### Goal:
All lines holding the string "that" are to be shown.

Start Records for this exercise

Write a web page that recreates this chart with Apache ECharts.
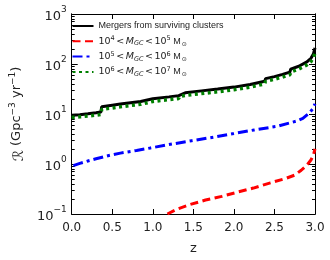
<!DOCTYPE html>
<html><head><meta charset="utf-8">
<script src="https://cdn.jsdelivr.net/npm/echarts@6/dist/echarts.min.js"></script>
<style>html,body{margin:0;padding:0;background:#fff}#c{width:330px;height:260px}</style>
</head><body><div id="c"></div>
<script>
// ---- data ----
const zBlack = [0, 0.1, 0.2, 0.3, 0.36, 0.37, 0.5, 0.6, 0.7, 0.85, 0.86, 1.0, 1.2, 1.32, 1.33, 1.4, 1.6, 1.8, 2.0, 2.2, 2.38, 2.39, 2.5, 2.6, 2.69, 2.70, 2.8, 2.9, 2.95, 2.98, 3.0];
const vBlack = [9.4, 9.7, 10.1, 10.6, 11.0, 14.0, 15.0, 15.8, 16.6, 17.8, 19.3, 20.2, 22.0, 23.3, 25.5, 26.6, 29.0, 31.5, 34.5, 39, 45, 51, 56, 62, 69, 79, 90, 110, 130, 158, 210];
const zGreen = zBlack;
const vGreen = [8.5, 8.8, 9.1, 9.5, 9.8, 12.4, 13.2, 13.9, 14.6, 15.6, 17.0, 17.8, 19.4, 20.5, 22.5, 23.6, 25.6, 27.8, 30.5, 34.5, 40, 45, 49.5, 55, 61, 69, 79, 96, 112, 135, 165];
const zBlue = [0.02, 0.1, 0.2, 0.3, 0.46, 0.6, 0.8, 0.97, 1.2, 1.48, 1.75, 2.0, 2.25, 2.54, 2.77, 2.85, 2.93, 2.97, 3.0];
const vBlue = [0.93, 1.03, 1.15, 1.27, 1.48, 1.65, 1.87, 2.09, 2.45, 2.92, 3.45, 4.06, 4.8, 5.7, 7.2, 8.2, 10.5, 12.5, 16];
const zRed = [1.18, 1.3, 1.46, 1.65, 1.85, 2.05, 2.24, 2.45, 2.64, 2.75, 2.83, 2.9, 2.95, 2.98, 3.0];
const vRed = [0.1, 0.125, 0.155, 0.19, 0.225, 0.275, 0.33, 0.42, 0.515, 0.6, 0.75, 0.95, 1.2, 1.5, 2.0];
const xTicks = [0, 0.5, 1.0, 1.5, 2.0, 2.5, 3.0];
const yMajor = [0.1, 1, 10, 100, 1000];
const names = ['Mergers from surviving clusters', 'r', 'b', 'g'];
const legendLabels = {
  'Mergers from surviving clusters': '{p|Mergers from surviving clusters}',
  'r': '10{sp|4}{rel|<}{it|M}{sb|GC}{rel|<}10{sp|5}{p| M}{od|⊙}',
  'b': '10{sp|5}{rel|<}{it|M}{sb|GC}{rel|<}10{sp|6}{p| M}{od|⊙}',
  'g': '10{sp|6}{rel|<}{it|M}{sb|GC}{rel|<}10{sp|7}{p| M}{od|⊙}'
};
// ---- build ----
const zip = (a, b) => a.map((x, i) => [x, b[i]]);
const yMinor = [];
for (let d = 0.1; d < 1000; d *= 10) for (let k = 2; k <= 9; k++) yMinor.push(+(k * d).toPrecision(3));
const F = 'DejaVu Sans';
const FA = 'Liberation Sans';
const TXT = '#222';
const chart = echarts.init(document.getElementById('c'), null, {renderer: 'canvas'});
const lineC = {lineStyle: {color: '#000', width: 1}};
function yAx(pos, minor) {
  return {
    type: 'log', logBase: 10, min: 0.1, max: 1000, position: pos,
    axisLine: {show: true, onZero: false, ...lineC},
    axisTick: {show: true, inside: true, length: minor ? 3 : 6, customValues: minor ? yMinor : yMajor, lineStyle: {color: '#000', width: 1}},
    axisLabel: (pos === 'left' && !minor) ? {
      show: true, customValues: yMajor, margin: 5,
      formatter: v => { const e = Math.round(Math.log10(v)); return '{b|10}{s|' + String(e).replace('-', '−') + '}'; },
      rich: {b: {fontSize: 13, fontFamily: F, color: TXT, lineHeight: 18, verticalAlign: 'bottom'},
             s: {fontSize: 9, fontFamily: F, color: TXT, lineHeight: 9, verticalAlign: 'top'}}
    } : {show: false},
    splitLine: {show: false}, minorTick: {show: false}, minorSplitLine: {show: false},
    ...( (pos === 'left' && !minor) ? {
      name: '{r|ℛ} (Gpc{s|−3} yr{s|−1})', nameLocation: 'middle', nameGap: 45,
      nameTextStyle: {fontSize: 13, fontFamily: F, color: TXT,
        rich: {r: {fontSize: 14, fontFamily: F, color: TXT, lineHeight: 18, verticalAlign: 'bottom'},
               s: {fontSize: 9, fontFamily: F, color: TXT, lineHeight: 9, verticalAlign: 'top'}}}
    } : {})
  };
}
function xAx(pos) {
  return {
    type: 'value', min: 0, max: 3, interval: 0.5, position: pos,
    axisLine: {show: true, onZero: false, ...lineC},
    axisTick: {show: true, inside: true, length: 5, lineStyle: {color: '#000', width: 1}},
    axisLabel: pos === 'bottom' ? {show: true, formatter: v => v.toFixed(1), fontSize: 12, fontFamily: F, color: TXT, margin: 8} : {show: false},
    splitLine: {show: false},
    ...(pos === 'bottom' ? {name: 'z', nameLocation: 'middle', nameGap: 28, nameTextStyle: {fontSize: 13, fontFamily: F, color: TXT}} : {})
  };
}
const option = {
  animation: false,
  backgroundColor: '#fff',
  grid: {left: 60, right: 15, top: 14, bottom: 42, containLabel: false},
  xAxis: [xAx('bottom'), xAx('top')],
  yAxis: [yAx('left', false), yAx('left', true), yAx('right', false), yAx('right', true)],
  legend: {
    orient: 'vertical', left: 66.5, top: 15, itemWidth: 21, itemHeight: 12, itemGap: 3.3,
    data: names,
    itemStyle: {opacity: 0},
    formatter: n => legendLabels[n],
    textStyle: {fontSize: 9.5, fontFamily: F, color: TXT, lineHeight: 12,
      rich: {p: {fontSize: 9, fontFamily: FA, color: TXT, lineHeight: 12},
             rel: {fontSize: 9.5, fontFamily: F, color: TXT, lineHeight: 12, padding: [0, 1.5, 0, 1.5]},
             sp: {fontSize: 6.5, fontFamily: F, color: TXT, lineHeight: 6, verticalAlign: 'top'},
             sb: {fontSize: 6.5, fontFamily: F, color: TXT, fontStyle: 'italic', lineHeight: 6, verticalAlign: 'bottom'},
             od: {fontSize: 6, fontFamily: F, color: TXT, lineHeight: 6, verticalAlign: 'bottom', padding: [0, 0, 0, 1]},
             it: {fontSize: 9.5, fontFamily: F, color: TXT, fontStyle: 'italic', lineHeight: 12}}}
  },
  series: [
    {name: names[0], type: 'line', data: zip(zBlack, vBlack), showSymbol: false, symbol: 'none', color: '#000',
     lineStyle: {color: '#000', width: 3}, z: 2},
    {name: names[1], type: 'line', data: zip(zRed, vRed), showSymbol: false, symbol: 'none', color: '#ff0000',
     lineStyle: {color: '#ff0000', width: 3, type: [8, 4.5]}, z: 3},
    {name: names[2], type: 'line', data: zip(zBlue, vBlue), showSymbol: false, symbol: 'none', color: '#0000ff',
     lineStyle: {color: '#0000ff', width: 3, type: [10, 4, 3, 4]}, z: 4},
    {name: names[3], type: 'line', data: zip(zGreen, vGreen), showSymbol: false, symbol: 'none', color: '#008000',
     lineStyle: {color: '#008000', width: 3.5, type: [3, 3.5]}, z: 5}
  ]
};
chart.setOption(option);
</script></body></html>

End Records for this exercise
Start Records for this exercise

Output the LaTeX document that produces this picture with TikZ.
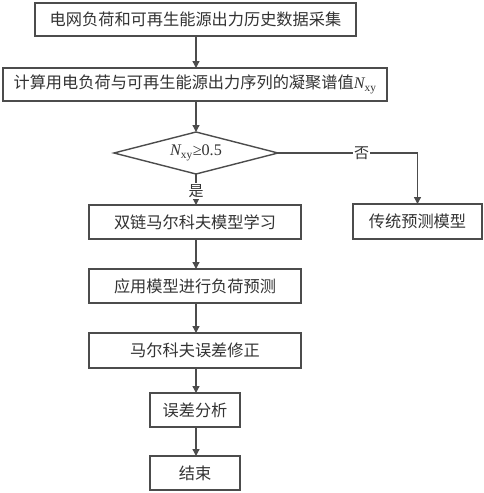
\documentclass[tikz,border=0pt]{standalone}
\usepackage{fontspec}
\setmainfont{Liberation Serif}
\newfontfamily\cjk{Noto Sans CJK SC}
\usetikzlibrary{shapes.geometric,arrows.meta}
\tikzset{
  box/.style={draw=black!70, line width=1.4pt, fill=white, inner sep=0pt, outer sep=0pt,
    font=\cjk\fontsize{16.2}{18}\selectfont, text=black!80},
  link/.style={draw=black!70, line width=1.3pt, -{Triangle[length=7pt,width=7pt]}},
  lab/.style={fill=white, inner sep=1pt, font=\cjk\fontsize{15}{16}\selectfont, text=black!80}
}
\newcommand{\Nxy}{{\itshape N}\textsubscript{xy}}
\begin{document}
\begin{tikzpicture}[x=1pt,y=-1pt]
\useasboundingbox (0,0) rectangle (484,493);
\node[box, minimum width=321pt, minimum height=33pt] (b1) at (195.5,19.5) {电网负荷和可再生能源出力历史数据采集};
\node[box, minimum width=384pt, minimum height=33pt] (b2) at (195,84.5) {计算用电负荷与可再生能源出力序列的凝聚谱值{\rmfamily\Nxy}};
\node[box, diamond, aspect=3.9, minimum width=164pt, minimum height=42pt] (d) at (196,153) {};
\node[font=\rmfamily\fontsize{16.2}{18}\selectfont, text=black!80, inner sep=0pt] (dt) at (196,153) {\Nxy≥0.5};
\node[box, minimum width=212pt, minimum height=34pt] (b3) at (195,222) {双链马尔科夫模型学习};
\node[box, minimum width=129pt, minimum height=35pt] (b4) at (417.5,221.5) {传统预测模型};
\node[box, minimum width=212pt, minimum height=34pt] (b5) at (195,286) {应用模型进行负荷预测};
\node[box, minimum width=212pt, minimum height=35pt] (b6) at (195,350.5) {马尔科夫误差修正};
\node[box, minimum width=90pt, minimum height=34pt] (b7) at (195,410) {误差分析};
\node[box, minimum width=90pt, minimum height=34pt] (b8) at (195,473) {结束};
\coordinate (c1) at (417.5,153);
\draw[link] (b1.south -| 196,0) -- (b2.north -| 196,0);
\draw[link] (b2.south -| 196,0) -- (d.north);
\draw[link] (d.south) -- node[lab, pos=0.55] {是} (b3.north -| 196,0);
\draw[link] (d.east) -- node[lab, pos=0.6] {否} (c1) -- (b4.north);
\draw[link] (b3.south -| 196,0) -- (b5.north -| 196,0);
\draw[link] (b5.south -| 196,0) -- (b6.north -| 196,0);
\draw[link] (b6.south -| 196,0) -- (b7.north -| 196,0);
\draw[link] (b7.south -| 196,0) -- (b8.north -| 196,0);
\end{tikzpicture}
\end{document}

End Records for this exercise

### The response:
Write a web page that recreates this chart with Apache ECharts.
Output the LaTeX document that produces this picture with TikZ.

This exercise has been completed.